Fast forward to the All-Ireland semi-final eight months later and Dennehy had been man of the match in the Munster final.

“I ran out and it was the same boy again,” say Paul.

“He was probably thinking he was going to roast me again but I ran over to him and said: ‘Listen boy, I'm a different animal the day…’ I don’t think he even understood what I was talking about! Lucky enough the game went ok.”

Dennehy didn't score and Down restricted Kerry to just eight points – one of the Kingdom’s lowest returns ever at Croke Park – and that defensive stability gave Down the platform to win the game. 2-1 from Withnell sent Down through to their first All-Ireland decider since the halcyon days of the 1960s.

“As a unit, I thought our defence was very strong,” says Paul.

“That Kerry team wasn’t in its prime, they were still quality footballers, but that was their last year.
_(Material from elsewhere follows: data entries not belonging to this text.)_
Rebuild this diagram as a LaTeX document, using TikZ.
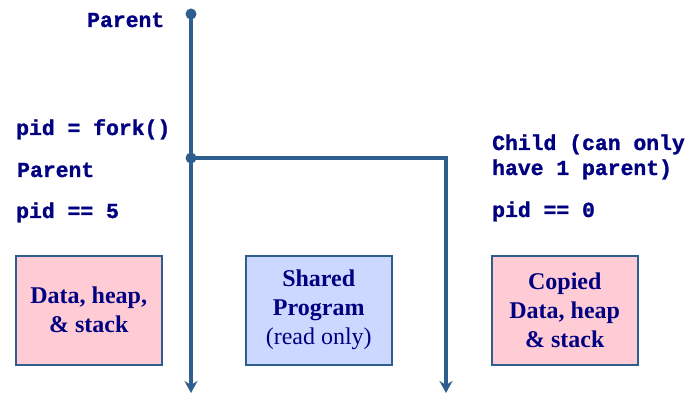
\documentclass[tikz,border=0pt]{standalone}
\usepackage{fontspec}
\setmainfont{Liberation Serif}
\setmonofont{Liberation Mono}[BoldFeatures={FakeBold=1.2}]
\usetikzlibrary{arrows.meta}
\definecolor{linec}{HTML}{2E5E8E}
\definecolor{txtc}{HTML}{000080}
\definecolor{pinkf}{HTML}{FFCCD6}
\definecolor{bluef}{HTML}{CCD8FF}
\begin{document}
\begin{tikzpicture}[x=1pt,y=-1pt,
  lbl/.style={anchor=base west,inner sep=0pt,text=txtc,font=\ttfamily\bfseries\fontsize{21.4}{25}\selectfont},
  membox/.style={draw=linec,line width=1.5pt,minimum width=146pt,minimum height=109pt,inner sep=0pt,anchor=north west,align=center,text=txtc,font=\fontsize{24}{29}\selectfont},
  flow/.style={draw=linec,line width=3.5pt},
  dotc/.style={circle,fill=linec,inner sep=0pt,minimum size=11pt},
  flowarrow/.style={arrows={-Stealth[length=12pt,width=13pt,inset=4pt]}}
]
\useasboundingbox (0,0) rectangle (694,393);
\node[dotc] (start) at (191,14) {};
\node[dotc] (fork) at (191,158) {};
\coordinate (corner) at (446,158);
\coordinate (pend) at (191,393);
\coordinate (cend) at (446,393);
\draw[flow] (start.center) -- (fork.center);
\draw[flow,flowarrow] (fork.center) -- (pend);
\draw[flow,flowarrow] (fork.center) -- (corner) -- (cend);

\node[lbl] (t1) at (87,27) {Parent};
\node[lbl] (t2) at (16,135) {pid = fork()};
\node[lbl] (t3) at (17,177) {Parent};
\node[lbl] (t4) at (16,218) {pid == 5};
\node[lbl] (t5) at (492,150) {Child (can only};
\node[lbl] (t6) at (492,175) {have 1 parent)};
\node[lbl] (t7) at (492,217) {pid == 0};

\node[membox,fill=pinkf] (b1) at (15,255) {\bfseries Data, heap,\\\bfseries\& stack};
\node[membox,fill=bluef] (b2) at (245,255) {\bfseries Shared\\\bfseries Program\\(read only)};
\node[membox,fill=pinkf] (b3) at (491,255) {\bfseries Copied\\\bfseries Data, heap\\\bfseries\& stack};
\end{tikzpicture}
\end{document}
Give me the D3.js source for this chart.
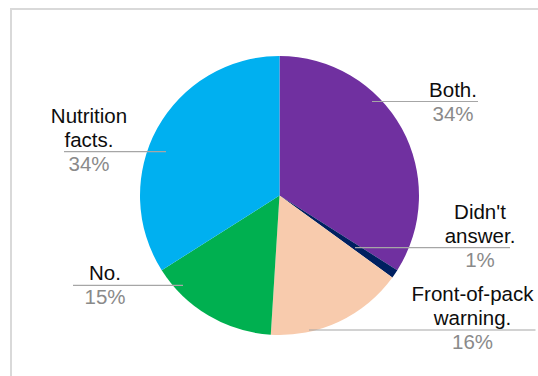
<!DOCTYPE html>
<html>
<head>
<meta charset="utf-8">
<script src="https://cdn.jsdelivr.net/npm/d3@7"></script>
<style>
  html, body { margin: 0; padding: 0; background: #fff; }
  svg { display: block; }
  text { font-family: "Liberation Sans", Arial, sans-serif; }
</style>
</head>
<body>
<svg id="chart" width="538" height="376"></svg>
<script>
// Survey answers: which label the respondent relies on
const categories = ["Both.", "Didn't answer.", "Front-of-pack warning.", "No.", "Nutrition facts."];
const shares = [34, 1, 16, 15, 34];
const nameLines = [["Both."], ["Didn't", "answer."], ["Front-of-pack", "warning."], ["No."], ["Nutrition", "facts."]];
const colors = ["#7030a0", "#002060", "#f8cbad", "#00b050", "#00b0f0"];

// Label placement relative to the pie centre: text centre x, leader line y, leader line extent
const labelLayout = [
  { cx: 173.5, ly: -94,   x0: 92.5,   x1: 198.5 },
  { cx: 200.5, ly: 52.2,  x0: 75.5,   x1: 230.5 },
  { cx: 193,   ly: 134.5, x0: 29.5,   x1: 256 },
  { cx: -174.5, ly: 89.8, x0: -206.5, x1: -96.5 },
  { cx: -190.5, ly: -43.8, x0: -215.5, x1: -113.5 }
];

const svg = d3.select("#chart");
const W = 538, H = 376;
const cx = 279.5, cy = 195.5, R = 139.5;

// Chart area frame (only its top-left corner falls inside the view)
svg.append("rect")
  .attr("x", 11).attr("y", 9)
  .attr("width", 700).attr("height", 700)
  .attr("fill", "none")
  .attr("stroke", "#d9d9d9")
  .attr("stroke-width", 2);

const data = categories.map((c, i) => ({ name: c, value: shares[i], lines: nameLines[i], color: colors[i], layout: labelLayout[i] }));

const pie = d3.pie().value(d => d.value).sort(null);
const arc = d3.arc().innerRadius(0).outerRadius(R);

const g = svg.append("g").attr("transform", `translate(${cx},${cy})`);

g.selectAll("path.slice")
  .data(pie(data))
  .join("path")
  .attr("class", "slice")
  .attr("d", arc)
  .attr("fill", d => d.data.color);

const total = d3.sum(shares);
const fmt = v => Math.round(v / total * 100) + "%";

const labels = g.selectAll("g.label")
  .data(pie(data))
  .join("g")
  .attr("class", "label");

// Leader lines
labels.append("line")
  .attr("x1", d => d.data.layout.x0)
  .attr("x2", d => d.data.layout.x1)
  .attr("y1", d => d.data.layout.ly)
  .attr("y2", d => d.data.layout.ly)
  .attr("stroke", "#a6a6a6")
  .attr("stroke-width", 1.2);

const fs = 20.5, lh = 24;

// Category names, stacked above the leader line
labels.each(function (d) {
  const sel = d3.select(this);
  const L = d.data.layout;
  const n = d.data.lines.length;
  d.data.lines.forEach((t, k) => {
    sel.append("text")
      .attr("x", L.cx)
      .attr("y", L.ly - 5 - (n - 1 - k) * lh)
      .attr("text-anchor", "middle")
      .attr("font-size", fs)
      .attr("fill", "#0d0d0d")
      .text(t);
  });
  // Percentage below the leader line
  sel.append("text")
    .attr("x", L.cx)
    .attr("y", L.ly + 19)
    .attr("text-anchor", "middle")
    .attr("font-size", fs)
    .attr("fill", "#8a8a8a")
    .text(fmt(d.data.value));
});
</script>
</body>
</html>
We were young and hungry and we played very well in patches and Peter’s two goals were the icing on the cake.”

Ready for the Royal

SEAN Boylan’s Meath, beaten finalists in 1990, were the opponents in the final. With Bernard Flynn, Colm O’Rourke, Brian Stafford, Tommy Dowd… the Leinster champions were an outstanding side and the Mourne county caught Sam Maguire fever in the weeks before the game.

“The build-up to that match was crazy,” says Paul.

“Everywhere you looked there were Down flags – you went to Mass on a Sunday and you’d have spent half-an-hour after it talking to people wishing you well.

“Looking back, I’m so glad we achieved what we did for those people – it meant as much to them as it did to the players. You see people who go to club games and they live for it. There were banners everywhere, I got letters from all over the county and from America. There’s no money in the world could buy those sort of memories!”

Written in the stars?

MEATH, champions in 1987 and ’88, had been taken to three hammer-and-tongs replays by Dublin in that year’s Leinster Championship, beat Roscommon in their semi-final. They went into the decider as favourites but Paul had an innate confidence that it would be Down’s day

“I always used to tell my friends at school that I was going to win two All-Irelands. This is when I was 15!” he says.

“It was only bluster at the time but when I see those boys now I always say: ‘Why did I not say three or four?’

“I got ready for that game totally convinced that we were going to win it and nothing was going to stop us even though they were raging-hot favourites. I thought: ‘No matter how good they are, we’re as good and better’.”

And that’s how it turned out of course. Down were superior all over the field and looked to be home and hosed when they extended their lead to 11 points in the second half.

“There was a big clock on the Canal End and I was looking at it thinking: ‘When it’s 10 to five, this game’s over’. Unfortunately it was only about 20 to five then and in the last 10 minutes they put us under an awful lot of pressure. But at the same time I never felt we were going to lose.”

Sam Maguire on the physio table

HE sank to his knees when the final whistle went, thinking: ‘We did it!’ Then he was engulfed by a horde in red and black who streamed onto the pitch.

“There was a couple of my cousins and boys from round home and they just lifted me straight up into the air,” he says.

“I still don’t remember whether I went up the steps (of the Hogan Stand).

“It didn’t hit me until I was back into the changingrooms and we were all together again. Sam Maguire was sitting on the physio table and we’re all looking at it and touching it and dancing around it. Even then I don’t think it sinks in for a couple of days.

“That night we had a big dinner – it was one of the best nights of my life. I gave my father a big hug and lifted him clean off the ground. It was great to see what it meant to everyone.”

Looking back

THIRTY years on from that Sam Maguire summer, the Mournemen of 1991 remain good friends.

“We’re on a WhatsApp group and the banter back and forth sometimes is hilarious. You do miss walking into the changingrooms and the craic starting because they were a great bunch of fellas – every single one of them.

“There was nobody you wouldn’t have got on with and no real bad feeling at any time. It was: ‘Right boys we’ve a job to do and this is what we’re going to do…’

“You have to give credit to Pete, the late John Murphy and Barney Trainor - a happy changing room is a good place to be and it bears fruit.”